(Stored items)
════════
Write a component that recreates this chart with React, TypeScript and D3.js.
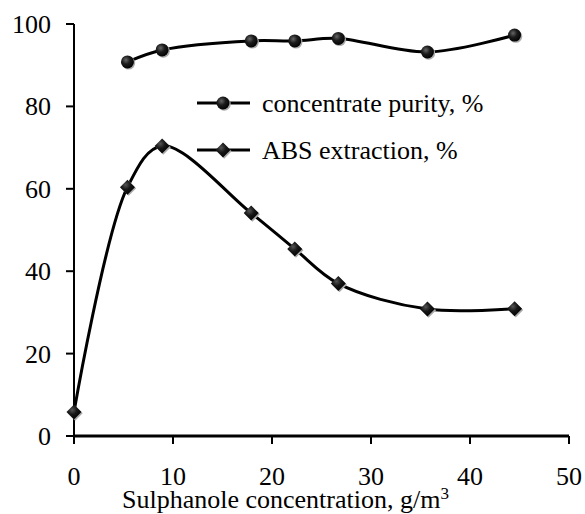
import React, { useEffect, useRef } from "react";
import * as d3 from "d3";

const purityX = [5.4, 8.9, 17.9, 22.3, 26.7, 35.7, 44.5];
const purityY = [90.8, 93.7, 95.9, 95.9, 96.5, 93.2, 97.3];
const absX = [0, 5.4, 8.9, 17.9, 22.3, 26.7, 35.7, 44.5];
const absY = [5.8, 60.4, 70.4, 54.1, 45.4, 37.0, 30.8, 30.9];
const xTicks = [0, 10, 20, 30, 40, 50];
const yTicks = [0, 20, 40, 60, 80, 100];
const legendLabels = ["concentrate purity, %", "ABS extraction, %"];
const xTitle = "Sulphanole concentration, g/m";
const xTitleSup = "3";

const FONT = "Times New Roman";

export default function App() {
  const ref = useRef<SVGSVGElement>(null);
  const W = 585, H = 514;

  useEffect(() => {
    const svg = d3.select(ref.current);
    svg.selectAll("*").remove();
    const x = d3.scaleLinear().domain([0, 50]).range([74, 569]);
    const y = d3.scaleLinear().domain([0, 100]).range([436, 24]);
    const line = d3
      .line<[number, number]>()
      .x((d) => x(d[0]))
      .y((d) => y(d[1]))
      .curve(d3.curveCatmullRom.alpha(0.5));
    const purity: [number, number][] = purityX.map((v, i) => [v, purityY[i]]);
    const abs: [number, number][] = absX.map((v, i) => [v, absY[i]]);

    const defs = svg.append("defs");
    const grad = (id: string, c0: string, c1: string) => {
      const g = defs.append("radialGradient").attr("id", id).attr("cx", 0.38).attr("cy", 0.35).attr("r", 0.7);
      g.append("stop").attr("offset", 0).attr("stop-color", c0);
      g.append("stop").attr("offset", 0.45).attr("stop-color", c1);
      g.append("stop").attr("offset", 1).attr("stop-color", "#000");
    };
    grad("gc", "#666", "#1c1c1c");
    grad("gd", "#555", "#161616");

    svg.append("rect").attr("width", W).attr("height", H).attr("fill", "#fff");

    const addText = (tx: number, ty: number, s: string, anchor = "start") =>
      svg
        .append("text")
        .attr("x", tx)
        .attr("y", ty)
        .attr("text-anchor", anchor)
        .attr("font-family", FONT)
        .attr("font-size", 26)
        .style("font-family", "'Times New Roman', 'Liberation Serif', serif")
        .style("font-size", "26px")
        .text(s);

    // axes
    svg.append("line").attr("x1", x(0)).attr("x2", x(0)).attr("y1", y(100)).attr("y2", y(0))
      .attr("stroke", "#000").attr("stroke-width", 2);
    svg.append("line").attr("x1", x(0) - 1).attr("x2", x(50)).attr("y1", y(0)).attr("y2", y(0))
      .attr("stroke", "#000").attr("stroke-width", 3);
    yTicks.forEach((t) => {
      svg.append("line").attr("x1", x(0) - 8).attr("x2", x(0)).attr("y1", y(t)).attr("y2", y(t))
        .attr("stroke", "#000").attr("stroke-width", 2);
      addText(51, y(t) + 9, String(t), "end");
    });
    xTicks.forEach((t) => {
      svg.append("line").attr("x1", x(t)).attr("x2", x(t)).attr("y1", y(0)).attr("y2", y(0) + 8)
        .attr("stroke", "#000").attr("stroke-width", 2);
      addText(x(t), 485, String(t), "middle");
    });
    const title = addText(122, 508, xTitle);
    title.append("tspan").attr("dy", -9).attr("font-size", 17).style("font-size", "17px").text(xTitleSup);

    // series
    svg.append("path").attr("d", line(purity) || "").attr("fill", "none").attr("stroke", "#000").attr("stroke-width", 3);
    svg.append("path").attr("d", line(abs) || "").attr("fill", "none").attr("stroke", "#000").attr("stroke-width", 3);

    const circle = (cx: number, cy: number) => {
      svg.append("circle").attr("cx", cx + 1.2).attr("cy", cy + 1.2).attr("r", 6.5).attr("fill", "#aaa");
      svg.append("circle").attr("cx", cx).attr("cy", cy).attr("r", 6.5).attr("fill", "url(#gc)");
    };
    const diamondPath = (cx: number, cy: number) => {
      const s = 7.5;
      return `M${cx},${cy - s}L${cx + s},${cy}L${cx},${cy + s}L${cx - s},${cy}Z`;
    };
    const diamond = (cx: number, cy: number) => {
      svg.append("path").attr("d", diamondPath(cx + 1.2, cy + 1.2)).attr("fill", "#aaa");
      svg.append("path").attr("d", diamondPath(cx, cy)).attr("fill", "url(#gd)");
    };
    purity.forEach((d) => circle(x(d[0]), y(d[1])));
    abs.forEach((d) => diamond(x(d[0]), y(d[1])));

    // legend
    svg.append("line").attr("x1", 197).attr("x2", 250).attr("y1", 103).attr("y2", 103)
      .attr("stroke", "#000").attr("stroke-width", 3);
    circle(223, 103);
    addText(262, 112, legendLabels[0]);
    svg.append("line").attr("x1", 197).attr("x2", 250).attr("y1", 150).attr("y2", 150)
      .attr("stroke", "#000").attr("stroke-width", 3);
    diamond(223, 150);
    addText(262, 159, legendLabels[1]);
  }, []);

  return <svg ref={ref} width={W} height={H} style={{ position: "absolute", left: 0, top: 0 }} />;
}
════════
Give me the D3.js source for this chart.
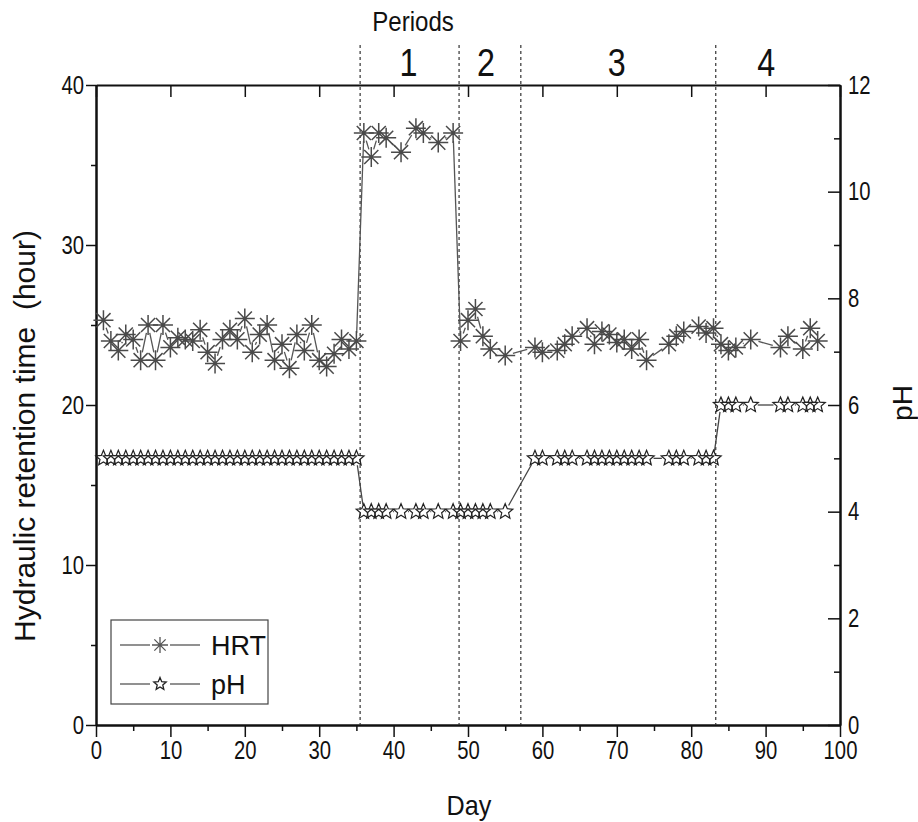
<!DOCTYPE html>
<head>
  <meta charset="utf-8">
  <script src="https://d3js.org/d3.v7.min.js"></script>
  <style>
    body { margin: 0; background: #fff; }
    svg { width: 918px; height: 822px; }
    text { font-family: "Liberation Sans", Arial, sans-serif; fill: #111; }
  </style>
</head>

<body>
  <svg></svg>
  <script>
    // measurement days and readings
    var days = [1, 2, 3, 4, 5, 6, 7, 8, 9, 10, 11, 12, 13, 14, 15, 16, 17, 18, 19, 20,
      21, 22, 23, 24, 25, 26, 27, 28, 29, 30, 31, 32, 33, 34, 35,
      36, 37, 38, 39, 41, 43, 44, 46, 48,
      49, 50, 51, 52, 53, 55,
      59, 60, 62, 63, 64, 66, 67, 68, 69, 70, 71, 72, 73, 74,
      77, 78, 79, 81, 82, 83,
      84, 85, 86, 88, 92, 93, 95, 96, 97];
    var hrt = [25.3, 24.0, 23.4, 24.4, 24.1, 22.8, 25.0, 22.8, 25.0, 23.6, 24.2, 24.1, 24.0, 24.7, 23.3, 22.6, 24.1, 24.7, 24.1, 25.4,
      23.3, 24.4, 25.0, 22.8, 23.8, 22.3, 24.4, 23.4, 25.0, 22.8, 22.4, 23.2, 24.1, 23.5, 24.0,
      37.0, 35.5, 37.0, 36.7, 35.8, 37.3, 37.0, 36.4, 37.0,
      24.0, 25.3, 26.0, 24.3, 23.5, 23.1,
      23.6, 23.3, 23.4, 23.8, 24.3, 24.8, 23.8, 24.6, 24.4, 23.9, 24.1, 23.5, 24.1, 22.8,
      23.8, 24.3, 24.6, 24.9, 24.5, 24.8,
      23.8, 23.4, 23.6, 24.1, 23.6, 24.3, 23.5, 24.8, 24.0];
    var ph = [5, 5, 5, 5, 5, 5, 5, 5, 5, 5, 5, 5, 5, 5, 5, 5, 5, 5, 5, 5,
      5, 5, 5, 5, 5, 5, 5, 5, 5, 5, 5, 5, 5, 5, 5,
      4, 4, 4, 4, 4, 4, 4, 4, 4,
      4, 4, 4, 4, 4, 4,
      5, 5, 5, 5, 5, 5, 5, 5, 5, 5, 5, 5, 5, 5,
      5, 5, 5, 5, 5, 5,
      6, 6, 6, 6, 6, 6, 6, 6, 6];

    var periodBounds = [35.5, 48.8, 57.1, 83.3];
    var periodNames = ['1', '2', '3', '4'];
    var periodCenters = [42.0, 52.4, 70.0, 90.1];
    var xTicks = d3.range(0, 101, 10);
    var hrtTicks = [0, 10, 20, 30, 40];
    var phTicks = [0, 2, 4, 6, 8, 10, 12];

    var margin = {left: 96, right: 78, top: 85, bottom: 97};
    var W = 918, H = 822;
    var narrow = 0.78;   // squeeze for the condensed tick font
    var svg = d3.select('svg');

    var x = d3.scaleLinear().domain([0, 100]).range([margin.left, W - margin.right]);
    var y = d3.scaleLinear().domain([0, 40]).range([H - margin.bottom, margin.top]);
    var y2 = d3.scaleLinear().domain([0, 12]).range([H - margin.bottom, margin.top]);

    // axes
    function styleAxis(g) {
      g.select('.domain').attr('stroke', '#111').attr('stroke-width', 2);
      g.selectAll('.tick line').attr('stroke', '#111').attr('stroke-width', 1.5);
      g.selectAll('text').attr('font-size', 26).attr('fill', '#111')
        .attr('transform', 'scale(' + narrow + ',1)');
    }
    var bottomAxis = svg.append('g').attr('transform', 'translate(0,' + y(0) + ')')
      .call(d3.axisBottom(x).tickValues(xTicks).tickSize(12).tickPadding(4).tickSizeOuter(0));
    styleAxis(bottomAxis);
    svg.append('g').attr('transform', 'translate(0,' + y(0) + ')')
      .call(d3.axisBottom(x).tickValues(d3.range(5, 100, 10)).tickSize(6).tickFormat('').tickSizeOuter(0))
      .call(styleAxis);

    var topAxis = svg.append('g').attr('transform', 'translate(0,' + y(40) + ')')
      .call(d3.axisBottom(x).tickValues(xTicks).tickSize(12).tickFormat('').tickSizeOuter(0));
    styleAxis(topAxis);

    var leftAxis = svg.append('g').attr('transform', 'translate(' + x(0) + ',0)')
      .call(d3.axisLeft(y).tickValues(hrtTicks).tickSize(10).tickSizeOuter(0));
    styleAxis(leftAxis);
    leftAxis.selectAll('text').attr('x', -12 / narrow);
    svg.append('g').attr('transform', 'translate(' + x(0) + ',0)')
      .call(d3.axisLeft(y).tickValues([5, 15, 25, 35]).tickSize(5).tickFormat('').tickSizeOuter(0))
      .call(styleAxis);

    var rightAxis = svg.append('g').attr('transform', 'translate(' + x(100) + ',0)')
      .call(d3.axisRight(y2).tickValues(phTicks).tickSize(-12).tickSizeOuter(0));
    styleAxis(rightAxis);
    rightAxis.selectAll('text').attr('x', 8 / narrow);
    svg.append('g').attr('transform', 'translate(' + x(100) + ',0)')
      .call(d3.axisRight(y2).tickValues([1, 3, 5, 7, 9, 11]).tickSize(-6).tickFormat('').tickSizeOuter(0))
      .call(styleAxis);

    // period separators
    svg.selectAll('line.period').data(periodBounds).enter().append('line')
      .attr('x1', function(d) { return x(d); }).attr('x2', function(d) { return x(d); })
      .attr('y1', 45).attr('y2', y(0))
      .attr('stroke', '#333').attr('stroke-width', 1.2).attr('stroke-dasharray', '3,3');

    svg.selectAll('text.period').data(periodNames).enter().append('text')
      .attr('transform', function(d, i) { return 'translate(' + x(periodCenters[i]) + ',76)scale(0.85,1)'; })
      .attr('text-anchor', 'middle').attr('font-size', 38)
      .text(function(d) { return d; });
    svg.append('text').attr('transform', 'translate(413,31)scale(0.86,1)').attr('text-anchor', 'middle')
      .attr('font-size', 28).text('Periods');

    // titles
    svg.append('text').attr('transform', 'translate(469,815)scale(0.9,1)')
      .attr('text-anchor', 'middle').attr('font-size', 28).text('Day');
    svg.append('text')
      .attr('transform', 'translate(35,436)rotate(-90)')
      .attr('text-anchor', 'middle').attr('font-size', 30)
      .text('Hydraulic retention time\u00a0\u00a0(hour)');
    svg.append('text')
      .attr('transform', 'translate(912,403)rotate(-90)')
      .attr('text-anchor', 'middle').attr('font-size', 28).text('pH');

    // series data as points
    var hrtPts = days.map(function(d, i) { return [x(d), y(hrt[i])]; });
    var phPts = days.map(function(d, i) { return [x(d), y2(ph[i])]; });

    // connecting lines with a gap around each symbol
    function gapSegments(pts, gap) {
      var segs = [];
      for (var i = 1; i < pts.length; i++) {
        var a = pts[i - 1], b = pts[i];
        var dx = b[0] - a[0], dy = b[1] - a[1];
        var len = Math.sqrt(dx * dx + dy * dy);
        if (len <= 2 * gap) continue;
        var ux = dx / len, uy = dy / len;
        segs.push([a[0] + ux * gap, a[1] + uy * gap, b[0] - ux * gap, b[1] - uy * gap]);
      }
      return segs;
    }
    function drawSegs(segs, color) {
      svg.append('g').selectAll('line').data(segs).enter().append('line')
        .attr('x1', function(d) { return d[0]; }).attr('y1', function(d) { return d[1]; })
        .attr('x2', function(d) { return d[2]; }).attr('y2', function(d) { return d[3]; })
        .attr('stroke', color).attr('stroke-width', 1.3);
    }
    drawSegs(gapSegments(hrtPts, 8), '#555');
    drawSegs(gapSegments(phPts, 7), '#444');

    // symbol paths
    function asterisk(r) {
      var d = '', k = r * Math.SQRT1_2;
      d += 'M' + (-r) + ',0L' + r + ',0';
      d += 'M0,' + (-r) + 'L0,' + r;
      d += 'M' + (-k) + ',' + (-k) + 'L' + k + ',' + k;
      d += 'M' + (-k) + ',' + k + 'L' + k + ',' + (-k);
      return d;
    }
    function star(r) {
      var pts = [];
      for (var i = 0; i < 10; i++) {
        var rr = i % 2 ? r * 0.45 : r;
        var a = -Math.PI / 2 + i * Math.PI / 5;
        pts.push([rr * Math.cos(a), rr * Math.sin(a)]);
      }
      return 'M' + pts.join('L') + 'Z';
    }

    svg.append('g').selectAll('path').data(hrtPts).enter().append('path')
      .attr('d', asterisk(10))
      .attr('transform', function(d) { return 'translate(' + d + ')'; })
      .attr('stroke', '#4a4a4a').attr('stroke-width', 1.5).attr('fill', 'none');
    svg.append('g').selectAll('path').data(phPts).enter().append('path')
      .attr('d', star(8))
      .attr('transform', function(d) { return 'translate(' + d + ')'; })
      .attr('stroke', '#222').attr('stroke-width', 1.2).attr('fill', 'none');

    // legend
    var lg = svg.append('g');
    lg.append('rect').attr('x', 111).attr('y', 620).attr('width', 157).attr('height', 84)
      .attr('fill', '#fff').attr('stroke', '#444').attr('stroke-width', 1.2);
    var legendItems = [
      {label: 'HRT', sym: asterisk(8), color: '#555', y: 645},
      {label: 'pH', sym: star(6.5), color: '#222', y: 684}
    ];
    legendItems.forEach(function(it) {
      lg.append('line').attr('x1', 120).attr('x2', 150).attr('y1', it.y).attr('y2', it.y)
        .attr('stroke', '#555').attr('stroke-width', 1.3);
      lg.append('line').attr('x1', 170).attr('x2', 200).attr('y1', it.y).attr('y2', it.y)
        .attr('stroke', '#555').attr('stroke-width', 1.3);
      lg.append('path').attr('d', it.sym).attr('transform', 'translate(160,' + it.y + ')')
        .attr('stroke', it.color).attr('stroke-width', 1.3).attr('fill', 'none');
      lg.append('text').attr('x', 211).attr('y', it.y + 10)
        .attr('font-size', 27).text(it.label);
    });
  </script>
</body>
════════
> **Exercise**
Give again, word for word, only the lines starting at the line with "Write a component" and ending at the line with "import * as", keeping both end lines; pictures stay out.

> **Solution to the problem**
Write a component that recreates this chart with React, TypeScript and D3.js.
import React, { useEffect, useRef } from "react";
import * as d3 from "d3";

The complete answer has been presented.